Это был бы долгий разговор, а мне не терпелось выяснить, кто же такой мой попутчик. С сыном его, Лешкой, все ясно, меня сейчас больше папа интересовал. Рассуждает здраво, речь у него правильная, редко проскальзывают типичные деревенские словечки. Скорее всего, он никакой не механизатор, иначе за сыном поехал бы на своем транспорте.

Пейзаж заметно изменился, стал интереснее: потянулись сосновые боры, сквозь голые перелески вблескивали густой синью озера, на холмах вспучилась распаханная земля, лишь асфальт был такой же избитый и всякий раз удар колес о выбоину отдавался внутри меня гневом на дорожников.

С месяц стояли теплые дни, давно прошли талые воды, асфальт разморозился, долго ли эти рваные дыры заложить кирпичом, щебенкой и залить горячим асфальтом?..

Проезжая деревню, я обратил внимание на длинную очередь у магазина. В основном стояли женщины.

— За сахаром, — заметил попутчик. — Из-за пьяниц страдают люди. Я уже два месяца не могу купить в лавке одеколону для бритья. Весь выпили. И самогон гонят чуть ли не в каждой избе. Не на продажу, для себя. Вот сахар и пропал. Да что сахар! Конфетину не купишь.

— А вы непьющий? — поинтересовался я.

— Как сказать... Интересов других не было, жили, как в тумане. Пили все: рабочие, начальники, бабы, ребятишки. Будто так и надо. А как заткнули винно-водочный фонтан, так и остановились многие. Я за этой «золотой» водкой не бегаю, не стою в очередях. Нет ее — и слава Богу, да и жизнь стала куда интереснее... До водки ли тут? В праздники могу за столом выпить, если бутылка стоит, но давиться за этой водкой, как некоторые, никогда не буду. И самогон не стану гнать. По мне так хоть бы сухой закон. Вред от этого ползучего змея всем. Я до сих пор не могу взять в толк, почему так народ спился. И раньше выпивали наши деды, прадеды, но не так же? Только в большие праздники, а теперь урвал бутылку — вот и праздник.

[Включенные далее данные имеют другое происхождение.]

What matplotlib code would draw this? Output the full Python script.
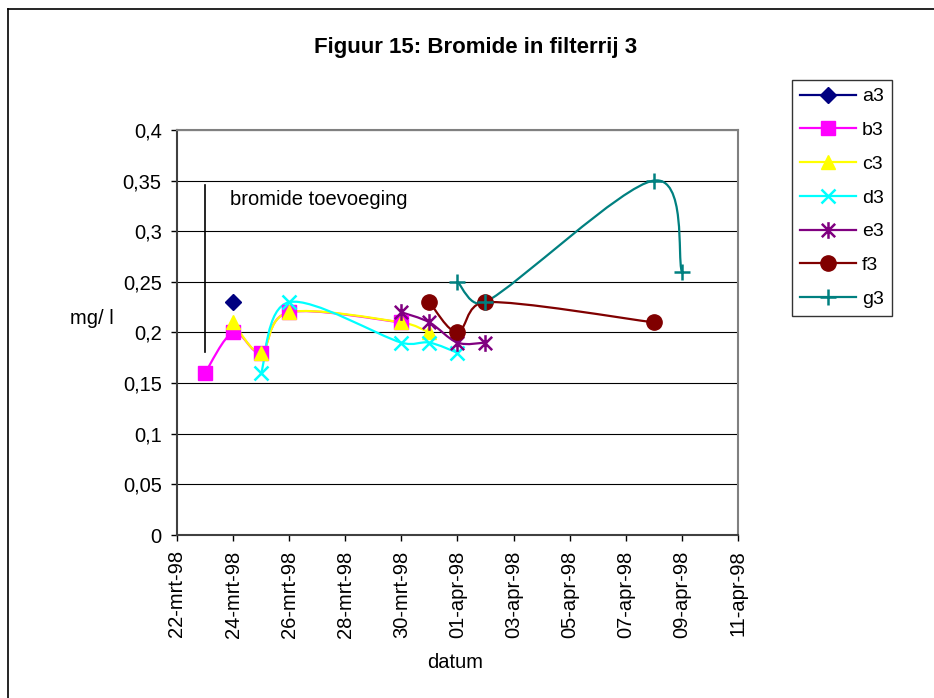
import numpy as np
import matplotlib
matplotlib.use("Agg")
import matplotlib.pyplot as plt
import matplotlib.dates as mdates
from matplotlib.path import Path
from matplotlib.patches import PathPatch
from matplotlib.lines import Line2D
from datetime import datetime

plt.rcParams['font.family'] = ['Liberation Sans', 'DejaVu Sans']

# data (datum, mg/l)
a3_dates = ['1998-03-24']
a3_vals = [0.23]
b3_dates = ['1998-03-23', '1998-03-24', '1998-03-25', '1998-03-26', '1998-03-30']
b3_vals = [0.16, 0.20, 0.18, 0.22, 0.21]
c3_dates = ['1998-03-24', '1998-03-25', '1998-03-26', '1998-03-30', '1998-03-31']
c3_vals = [0.21, 0.18, 0.22, 0.21, 0.20]
d3_dates = ['1998-03-25', '1998-03-26', '1998-03-30', '1998-03-31', '1998-04-01']
d3_vals = [0.16, 0.23, 0.19, 0.19, 0.18]
e3_dates = ['1998-03-30', '1998-03-31', '1998-04-01', '1998-04-02']
e3_vals = [0.22, 0.21, 0.19, 0.19]
f3_dates = ['1998-03-31', '1998-04-01', '1998-04-02', '1998-04-08']
f3_vals = [0.23, 0.20, 0.23, 0.21]
g3_dates = ['1998-04-01', '1998-04-02', '1998-04-08', '1998-04-09']
g3_vals = [0.25, 0.23, 0.35, 0.26]

tick_dates = ['1998-03-22', '1998-03-24', '1998-03-26', '1998-03-28', '1998-03-30',
              '1998-04-01', '1998-04-03', '1998-04-05', '1998-04-07', '1998-04-09',
              '1998-04-11']
tick_labels = ['22-mrt-98', '24-mrt-98', '26-mrt-98', '28-mrt-98', '30-mrt-98',
               '01-apr-98', '03-apr-98', '05-apr-98', '07-apr-98', '09-apr-98',
               '11-apr-98']
y_ticks = [0, 0.05, 0.1, 0.15, 0.2, 0.25, 0.3, 0.35, 0.4]
y_labels = ['0', '0,05', '0,1', '0,15', '0,2', '0,25', '0,3', '0,35', '0,4']


def dn(dates):
    return mdates.date2num([datetime.strptime(d, '%Y-%m-%d') for d in dates])


# excel style asterisk marker
ast = Path([(0, -1), (0, 1), (-0.8, -0.8), (0.8, 0.8), (-0.8, 0.8), (0.8, -0.8)],
           [Path.MOVETO, Path.LINETO, Path.MOVETO, Path.LINETO, Path.MOVETO, Path.LINETO])

series = [
    ('a3', a3_dates, a3_vals, '#000080', 'D', 8),
    ('b3', b3_dates, b3_vals, '#FF00FF', 's', 10),
    ('c3', c3_dates, c3_vals, '#FFFF00', '^', 10),
    ('d3', d3_dates, d3_vals, '#00FFFF', 'x', 10),
    ('e3', e3_dates, e3_vals, '#800080', ast, 12),
    ('f3', f3_dates, f3_vals, '#800000', 'o', 11),
    ('g3', g3_dates, g3_vals, '#008080', '+', 12),
]


def smooth_path(ax, x, y):
    # excel-like smoothed line: bezier arms of 1/6, capped at half the segment,
    # worked out in screen space and mapped back to data space
    p = ax.transData.transform(np.column_stack([x, y]))
    n = len(p)
    verts = [p[0]]
    codes = [Path.MOVETO]
    for i in range(n - 1):
        p0 = p[i - 1] if i > 0 else p[i]
        p1 = p[i]
        p2 = p[i + 1]
        p3 = p[i + 2] if i + 2 < n else p[i + 1]
        d12 = np.hypot(*(p2 - p1))
        d02 = np.hypot(*(p2 - p0))
        d13 = np.hypot(*(p3 - p1))
        f1 = 1 / 6
        if d02 / 6 > d12 / 2 and d02 > 0:
            f1 = d12 / (2 * d02)
        f2 = 1 / 6
        if d13 / 6 > d12 / 2 and d13 > 0:
            f2 = d12 / (2 * d13)
        verts += [p1 + (p2 - p0) * f1, p2 - (p3 - p1) * f2, p2]
        codes += [Path.CURVE4] * 3
    verts = ax.transData.inverted().transform(np.array(verts))
    return Path(verts, codes)


fig = plt.figure(figsize=(9.34, 6.98), dpi=100)
ax = fig.add_axes([0.1895, 0.2335, 0.6005, 0.5803])
ax.set_xlim(dn(['1998-03-22'])[0], dn(['1998-04-11'])[0])
ax.set_ylim(0, 0.4)

handles = []
for name, dates, vals, col, mk, ms in series:
    x = dn(dates)
    if len(x) > 1:
        ax.add_patch(PathPatch(smooth_path(ax, x, vals), fill=False, edgecolor=col,
                               lw=1.6, zorder=3))
    mew = 1.8 if mk in ('x', '+') or mk is ast else 1
    ax.plot(x, vals, linestyle='none', marker=mk, ms=ms, color=col,
            mec=col, mew=mew, zorder=4)
    handles.append(Line2D([], [], color=col, lw=1.6, marker=mk, ms=ms, mec=col,
                          mew=mew, label=name))

# bromide toevoeging marker line
bx = dn(['1998-03-23'])[0]
ax.plot([bx, bx], [0.181, 0.346], color='black', lw=1.2, zorder=2)
ax.text(bx + 0.88, 0.331, 'bromide toevoeging', fontsize=14.5, va='center', ha='left')

ax.set_xticks(dn(tick_dates))
ax.set_xticklabels(tick_labels, rotation=90, fontsize=14.5)
ax.set_yticks(y_ticks)
ax.set_yticklabels(y_labels, fontsize=14.5)
ax.tick_params(direction='out', length=4.5, width=1, color='black', pad=6.5)
ax.yaxis.grid(True, color='black', lw=0.8)
ax.set_axisbelow(True)
for s in ['top', 'right']:
    ax.spines[s].set_color('#808080')
    ax.spines[s].set_linewidth(1.5)
for s in ['left', 'bottom']:
    ax.spines[s].set_color('#404040')
    ax.spines[s].set_linewidth(1.5)

fig.text(92 / 934, 1 - 319 / 698, 'mg/ l', fontsize=14.5, ha='center', va='center')
fig.text(455 / 934, 1 - 662 / 698, 'datum', fontsize=14.5, ha='center', va='center')
fig.text(476 / 934, 1 - 48 / 698, 'Figuur 15: Bromide in filterrij 3', fontsize=16,
         fontweight='bold', ha='center', va='center')

leg = fig.legend(handles=handles, loc='upper left', bbox_to_anchor=(792 / 934, 1 - 80 / 698),
                 fontsize=14, frameon=True, fancybox=False, handlelength=2.9,
                 labelspacing=0.83, borderpad=0.4, handletextpad=0.3, borderaxespad=0)
leg.get_frame().set_edgecolor('black')
leg.get_frame().set_linewidth(1)

# outer chart frame (only top and left visible)
fig.add_artist(Line2D([8 / 934, 1], [1 - 9 / 698, 1 - 9 / 698], color='black', lw=1.2,
                      transform=fig.transFigure))
fig.add_artist(Line2D([8 / 934, 8 / 934], [0, 1 - 9 / 698], color='black', lw=1.2,
                      transform=fig.transFigure))

fig.savefig('out.png', dpi=100)
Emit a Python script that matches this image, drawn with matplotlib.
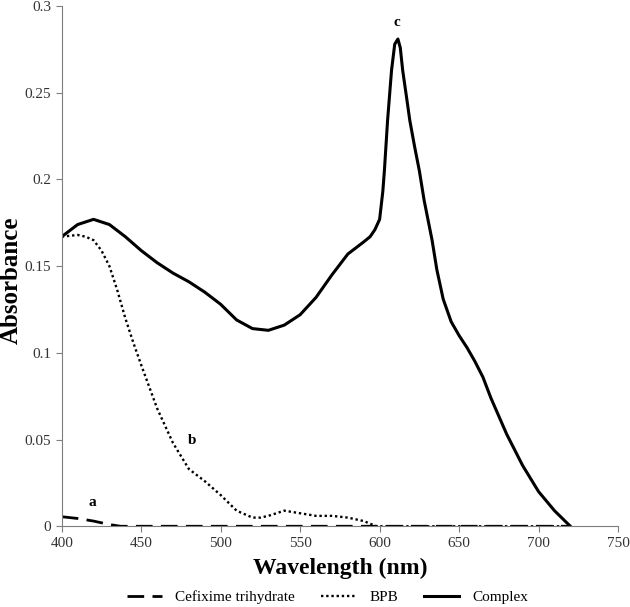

— И все-таки меньше стали пить, как началась борьба с этим злом, — заметил я.

— Не знаю... Может, пить стали и меньше, но говорят о ней больше. Где соберутся два-три мужика, там и разговор о водке: где в последний раз выкинули в продажу, куда обещали привезти. А узнают, что где-то продают, все бросают и летят туда кто на чем. Даже на тракторах. Чего-то тут у нас тоже не додумано. Вон по телевизору уже заговорили, что, мол, бороться нужно не с водкой, а с пьяницами. Я еще ни разу не видел и не слышал, чтобы кто-нибудь подошел к очереди и стал стыдить людей, стоящих за водкой в рабочее время. А если кто-либо и решился бы, так его в три шеи прогнали бы. Народ стал злой, никому сейчас спуску не дает.